▶ **DIRECTIVE**: Pictures are not part of the copy. Give again exactly the lines from the one with "Output the Python" to the one with "sobrepeso = [7.8, 8.8, 8.3, 9.7]", inclusive.

▶ **DATA**:
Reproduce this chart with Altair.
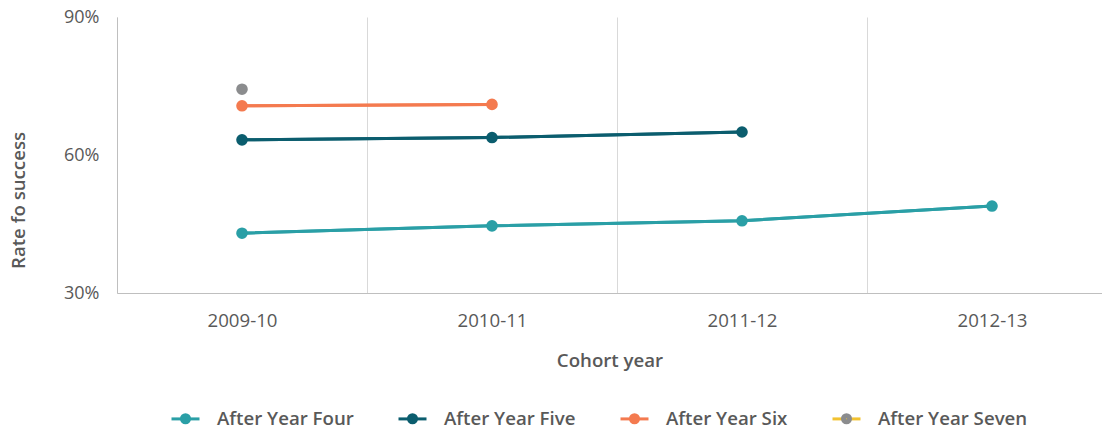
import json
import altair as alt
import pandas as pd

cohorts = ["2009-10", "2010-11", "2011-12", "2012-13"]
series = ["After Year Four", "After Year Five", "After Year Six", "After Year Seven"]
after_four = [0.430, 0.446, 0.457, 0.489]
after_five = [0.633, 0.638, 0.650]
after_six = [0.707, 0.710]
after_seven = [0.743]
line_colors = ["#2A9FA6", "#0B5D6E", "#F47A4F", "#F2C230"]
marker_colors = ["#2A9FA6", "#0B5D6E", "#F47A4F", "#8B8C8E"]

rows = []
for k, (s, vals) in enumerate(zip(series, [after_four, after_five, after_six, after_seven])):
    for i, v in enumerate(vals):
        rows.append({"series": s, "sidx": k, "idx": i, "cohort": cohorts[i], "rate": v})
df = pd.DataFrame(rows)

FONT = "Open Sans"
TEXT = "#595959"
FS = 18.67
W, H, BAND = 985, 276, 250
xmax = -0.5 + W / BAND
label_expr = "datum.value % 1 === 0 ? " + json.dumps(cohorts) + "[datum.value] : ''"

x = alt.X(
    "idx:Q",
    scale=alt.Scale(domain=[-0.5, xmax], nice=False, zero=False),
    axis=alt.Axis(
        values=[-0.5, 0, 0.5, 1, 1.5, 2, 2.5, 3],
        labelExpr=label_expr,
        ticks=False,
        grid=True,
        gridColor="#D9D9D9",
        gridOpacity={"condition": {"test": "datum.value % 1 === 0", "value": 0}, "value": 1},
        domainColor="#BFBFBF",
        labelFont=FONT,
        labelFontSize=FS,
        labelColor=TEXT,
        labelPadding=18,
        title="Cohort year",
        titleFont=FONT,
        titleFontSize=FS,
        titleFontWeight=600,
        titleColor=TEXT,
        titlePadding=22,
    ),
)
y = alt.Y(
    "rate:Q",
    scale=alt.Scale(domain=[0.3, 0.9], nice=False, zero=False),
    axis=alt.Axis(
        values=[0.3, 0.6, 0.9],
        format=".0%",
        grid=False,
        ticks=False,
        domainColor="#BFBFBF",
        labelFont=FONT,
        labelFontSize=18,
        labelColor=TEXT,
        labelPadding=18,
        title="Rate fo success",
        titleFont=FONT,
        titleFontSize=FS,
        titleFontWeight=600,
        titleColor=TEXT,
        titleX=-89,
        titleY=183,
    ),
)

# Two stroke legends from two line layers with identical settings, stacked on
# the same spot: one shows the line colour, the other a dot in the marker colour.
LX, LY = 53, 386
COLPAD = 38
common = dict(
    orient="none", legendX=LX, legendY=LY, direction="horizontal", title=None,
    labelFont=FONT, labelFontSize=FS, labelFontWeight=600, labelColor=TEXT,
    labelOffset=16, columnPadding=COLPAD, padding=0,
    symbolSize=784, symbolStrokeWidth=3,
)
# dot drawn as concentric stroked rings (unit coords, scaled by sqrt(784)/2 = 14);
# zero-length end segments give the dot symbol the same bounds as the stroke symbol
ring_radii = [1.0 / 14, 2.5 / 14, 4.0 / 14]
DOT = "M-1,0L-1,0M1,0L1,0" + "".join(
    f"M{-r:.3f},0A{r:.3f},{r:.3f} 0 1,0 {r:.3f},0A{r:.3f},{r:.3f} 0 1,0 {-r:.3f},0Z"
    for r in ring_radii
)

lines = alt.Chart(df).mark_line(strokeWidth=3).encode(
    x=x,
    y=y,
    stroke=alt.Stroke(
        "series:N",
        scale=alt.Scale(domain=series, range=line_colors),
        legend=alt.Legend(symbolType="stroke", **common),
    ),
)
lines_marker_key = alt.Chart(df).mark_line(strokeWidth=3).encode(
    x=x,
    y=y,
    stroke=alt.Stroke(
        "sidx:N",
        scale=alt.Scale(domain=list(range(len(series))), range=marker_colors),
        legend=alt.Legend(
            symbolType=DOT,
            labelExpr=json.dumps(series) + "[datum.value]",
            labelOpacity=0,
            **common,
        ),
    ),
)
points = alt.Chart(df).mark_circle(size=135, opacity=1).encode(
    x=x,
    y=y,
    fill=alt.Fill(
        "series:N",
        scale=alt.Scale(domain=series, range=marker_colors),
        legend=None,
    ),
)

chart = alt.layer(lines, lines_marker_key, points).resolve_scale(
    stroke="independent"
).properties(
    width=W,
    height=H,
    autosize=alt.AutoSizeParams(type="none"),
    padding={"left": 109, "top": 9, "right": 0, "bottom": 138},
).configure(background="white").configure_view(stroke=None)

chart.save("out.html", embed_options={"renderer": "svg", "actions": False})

...

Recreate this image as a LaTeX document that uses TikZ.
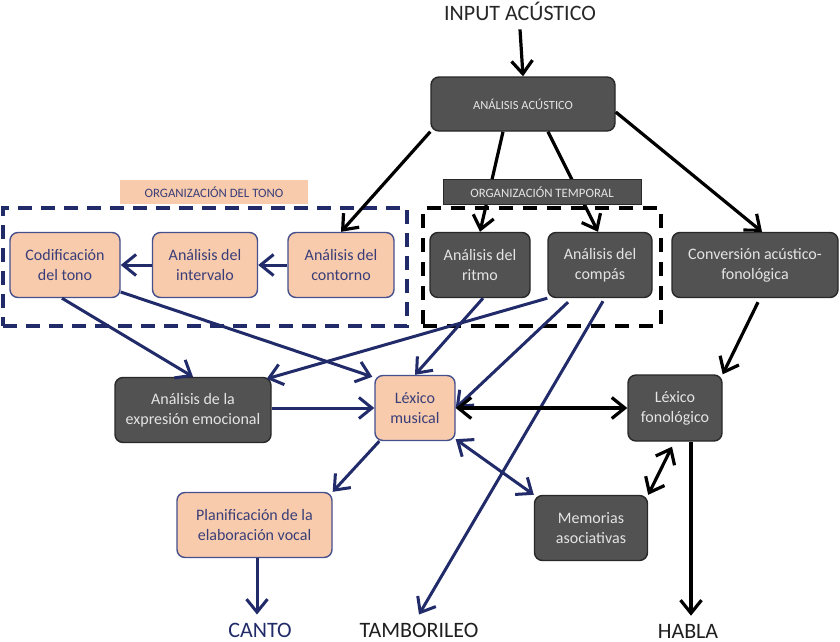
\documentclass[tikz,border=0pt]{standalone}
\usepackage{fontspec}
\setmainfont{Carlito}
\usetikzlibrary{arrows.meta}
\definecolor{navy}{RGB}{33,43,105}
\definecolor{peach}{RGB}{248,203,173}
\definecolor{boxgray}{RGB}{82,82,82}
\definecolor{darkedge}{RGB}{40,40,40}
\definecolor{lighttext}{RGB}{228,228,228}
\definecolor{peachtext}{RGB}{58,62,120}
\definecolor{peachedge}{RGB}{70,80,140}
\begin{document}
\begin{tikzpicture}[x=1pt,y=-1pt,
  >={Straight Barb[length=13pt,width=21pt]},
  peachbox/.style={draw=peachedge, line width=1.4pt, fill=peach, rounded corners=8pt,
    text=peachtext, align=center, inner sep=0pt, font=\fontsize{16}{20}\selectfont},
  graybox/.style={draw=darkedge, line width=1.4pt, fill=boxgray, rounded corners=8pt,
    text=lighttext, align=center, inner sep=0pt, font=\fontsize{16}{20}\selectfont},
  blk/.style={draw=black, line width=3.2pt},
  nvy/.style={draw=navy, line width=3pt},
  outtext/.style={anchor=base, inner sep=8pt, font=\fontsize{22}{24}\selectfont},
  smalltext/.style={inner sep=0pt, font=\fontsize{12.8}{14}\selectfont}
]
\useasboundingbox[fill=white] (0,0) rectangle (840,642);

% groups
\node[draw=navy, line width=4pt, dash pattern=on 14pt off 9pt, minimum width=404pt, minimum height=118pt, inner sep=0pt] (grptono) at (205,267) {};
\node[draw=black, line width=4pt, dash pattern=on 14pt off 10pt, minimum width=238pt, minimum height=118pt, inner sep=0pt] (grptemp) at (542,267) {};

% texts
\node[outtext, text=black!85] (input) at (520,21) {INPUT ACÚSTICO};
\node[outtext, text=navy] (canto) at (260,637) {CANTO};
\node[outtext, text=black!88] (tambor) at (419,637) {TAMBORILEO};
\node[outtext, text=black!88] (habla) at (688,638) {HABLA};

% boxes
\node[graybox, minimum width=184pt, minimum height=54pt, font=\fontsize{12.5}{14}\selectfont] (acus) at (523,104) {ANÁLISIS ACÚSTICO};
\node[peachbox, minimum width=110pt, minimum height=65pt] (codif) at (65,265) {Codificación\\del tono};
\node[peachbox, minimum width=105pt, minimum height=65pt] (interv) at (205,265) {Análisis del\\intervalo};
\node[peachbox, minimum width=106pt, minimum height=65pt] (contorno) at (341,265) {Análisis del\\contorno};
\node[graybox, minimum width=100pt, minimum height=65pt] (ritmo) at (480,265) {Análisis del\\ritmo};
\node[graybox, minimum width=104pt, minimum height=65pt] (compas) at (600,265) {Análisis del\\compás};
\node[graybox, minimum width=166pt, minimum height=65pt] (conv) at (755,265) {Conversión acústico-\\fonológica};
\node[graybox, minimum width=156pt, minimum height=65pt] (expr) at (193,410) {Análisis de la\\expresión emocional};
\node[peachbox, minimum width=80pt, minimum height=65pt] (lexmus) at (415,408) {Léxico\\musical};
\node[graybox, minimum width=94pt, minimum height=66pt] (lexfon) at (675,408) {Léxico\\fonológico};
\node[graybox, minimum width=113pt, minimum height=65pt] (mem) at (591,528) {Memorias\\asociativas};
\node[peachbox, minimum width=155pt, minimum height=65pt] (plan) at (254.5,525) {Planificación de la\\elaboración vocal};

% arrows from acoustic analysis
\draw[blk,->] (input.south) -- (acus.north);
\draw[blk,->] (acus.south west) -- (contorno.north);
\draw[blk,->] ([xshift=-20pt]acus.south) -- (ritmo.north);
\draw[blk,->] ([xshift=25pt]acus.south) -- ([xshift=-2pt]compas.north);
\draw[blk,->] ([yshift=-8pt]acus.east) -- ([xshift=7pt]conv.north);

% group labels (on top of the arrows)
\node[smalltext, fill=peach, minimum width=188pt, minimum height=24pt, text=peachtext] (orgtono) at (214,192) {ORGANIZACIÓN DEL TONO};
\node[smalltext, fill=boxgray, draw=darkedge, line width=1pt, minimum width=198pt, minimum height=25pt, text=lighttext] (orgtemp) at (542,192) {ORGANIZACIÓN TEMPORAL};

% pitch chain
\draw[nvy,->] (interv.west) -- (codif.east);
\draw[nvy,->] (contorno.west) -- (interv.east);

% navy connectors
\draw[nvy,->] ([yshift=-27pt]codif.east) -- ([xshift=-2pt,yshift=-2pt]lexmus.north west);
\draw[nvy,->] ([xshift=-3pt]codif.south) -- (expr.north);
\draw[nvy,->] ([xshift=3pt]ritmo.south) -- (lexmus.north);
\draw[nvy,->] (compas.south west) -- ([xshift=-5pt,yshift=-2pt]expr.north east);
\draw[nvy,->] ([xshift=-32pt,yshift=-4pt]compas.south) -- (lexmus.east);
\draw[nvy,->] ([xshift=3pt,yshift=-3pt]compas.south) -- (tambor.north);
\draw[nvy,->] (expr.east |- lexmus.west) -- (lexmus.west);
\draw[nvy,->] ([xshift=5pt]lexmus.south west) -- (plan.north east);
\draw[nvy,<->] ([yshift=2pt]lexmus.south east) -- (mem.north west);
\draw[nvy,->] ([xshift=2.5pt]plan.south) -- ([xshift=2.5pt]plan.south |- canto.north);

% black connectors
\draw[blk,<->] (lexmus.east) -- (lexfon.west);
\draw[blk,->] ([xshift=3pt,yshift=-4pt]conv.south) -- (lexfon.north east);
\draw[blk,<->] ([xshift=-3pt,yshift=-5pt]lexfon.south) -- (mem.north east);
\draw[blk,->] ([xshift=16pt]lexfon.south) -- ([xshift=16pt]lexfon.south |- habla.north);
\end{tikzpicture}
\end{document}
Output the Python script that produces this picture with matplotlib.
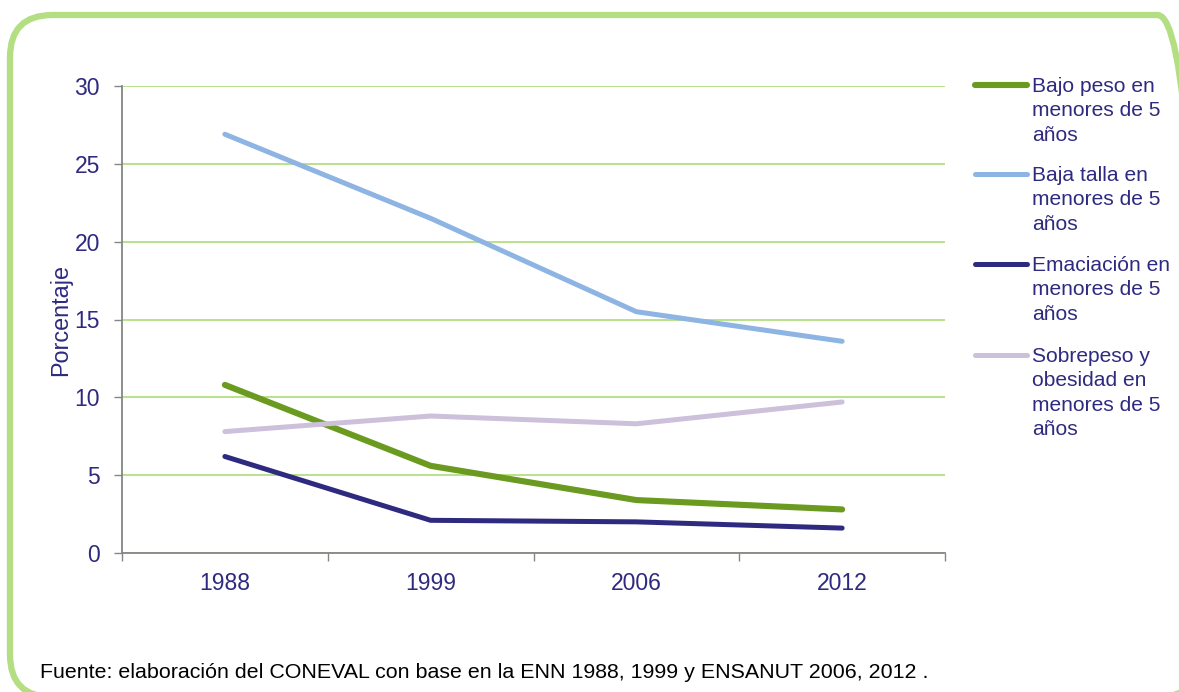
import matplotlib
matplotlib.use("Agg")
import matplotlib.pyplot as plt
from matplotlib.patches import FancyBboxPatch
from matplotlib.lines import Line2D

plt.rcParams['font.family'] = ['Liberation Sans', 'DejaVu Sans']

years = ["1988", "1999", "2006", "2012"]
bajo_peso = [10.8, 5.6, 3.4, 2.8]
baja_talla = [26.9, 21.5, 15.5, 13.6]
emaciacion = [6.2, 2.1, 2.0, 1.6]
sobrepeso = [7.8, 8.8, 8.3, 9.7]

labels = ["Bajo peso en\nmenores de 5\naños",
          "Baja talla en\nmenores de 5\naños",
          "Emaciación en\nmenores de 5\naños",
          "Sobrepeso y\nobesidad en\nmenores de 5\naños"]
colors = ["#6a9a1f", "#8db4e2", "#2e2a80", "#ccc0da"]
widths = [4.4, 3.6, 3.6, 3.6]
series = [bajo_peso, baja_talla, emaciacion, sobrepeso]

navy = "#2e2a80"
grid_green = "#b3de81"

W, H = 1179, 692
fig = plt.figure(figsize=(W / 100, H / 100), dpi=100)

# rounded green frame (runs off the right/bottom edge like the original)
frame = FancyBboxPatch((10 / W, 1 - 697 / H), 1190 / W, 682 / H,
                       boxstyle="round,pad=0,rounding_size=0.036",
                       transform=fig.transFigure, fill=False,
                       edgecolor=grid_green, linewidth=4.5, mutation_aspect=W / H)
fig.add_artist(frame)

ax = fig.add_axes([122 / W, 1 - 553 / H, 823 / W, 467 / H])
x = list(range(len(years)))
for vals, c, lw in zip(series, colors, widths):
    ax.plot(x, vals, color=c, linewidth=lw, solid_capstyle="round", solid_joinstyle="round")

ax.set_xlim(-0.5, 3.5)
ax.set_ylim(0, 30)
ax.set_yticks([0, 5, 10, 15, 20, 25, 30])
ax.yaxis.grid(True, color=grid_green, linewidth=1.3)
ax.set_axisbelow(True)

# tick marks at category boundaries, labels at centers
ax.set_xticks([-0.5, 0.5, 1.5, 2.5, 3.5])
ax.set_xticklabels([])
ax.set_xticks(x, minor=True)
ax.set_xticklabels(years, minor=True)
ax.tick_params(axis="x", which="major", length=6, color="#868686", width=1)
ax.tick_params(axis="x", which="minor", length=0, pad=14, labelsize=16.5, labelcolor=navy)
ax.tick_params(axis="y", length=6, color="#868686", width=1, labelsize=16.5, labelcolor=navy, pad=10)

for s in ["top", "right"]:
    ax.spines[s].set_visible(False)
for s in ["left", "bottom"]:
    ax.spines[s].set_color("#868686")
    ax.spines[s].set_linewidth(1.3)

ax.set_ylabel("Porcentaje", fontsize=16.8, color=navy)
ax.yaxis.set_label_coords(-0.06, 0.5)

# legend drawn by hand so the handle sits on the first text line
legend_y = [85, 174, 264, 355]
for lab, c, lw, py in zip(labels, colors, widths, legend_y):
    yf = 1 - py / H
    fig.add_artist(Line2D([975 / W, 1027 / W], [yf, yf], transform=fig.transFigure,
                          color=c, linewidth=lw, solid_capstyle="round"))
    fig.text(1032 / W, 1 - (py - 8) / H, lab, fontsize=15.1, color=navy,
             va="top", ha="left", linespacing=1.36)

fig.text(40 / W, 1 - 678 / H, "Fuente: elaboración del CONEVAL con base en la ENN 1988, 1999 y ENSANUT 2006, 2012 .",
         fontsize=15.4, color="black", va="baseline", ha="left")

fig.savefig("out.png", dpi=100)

▶ **RESULT OF THIS EXERCISE**:
Output the Python script that produces this picture with matplotlib.
import matplotlib
matplotlib.use("Agg")
import matplotlib.pyplot as plt
from matplotlib.patches import FancyBboxPatch
from matplotlib.lines import Line2D

plt.rcParams['font.family'] = ['Liberation Sans', 'DejaVu Sans']

years = ["1988", "1999", "2006", "2012"]
bajo_peso = [10.8, 5.6, 3.4, 2.8]
baja_talla = [26.9, 21.5, 15.5, 13.6]
emaciacion = [6.2, 2.1, 2.0, 1.6]
sobrepeso = [7.8, 8.8, 8.3, 9.7]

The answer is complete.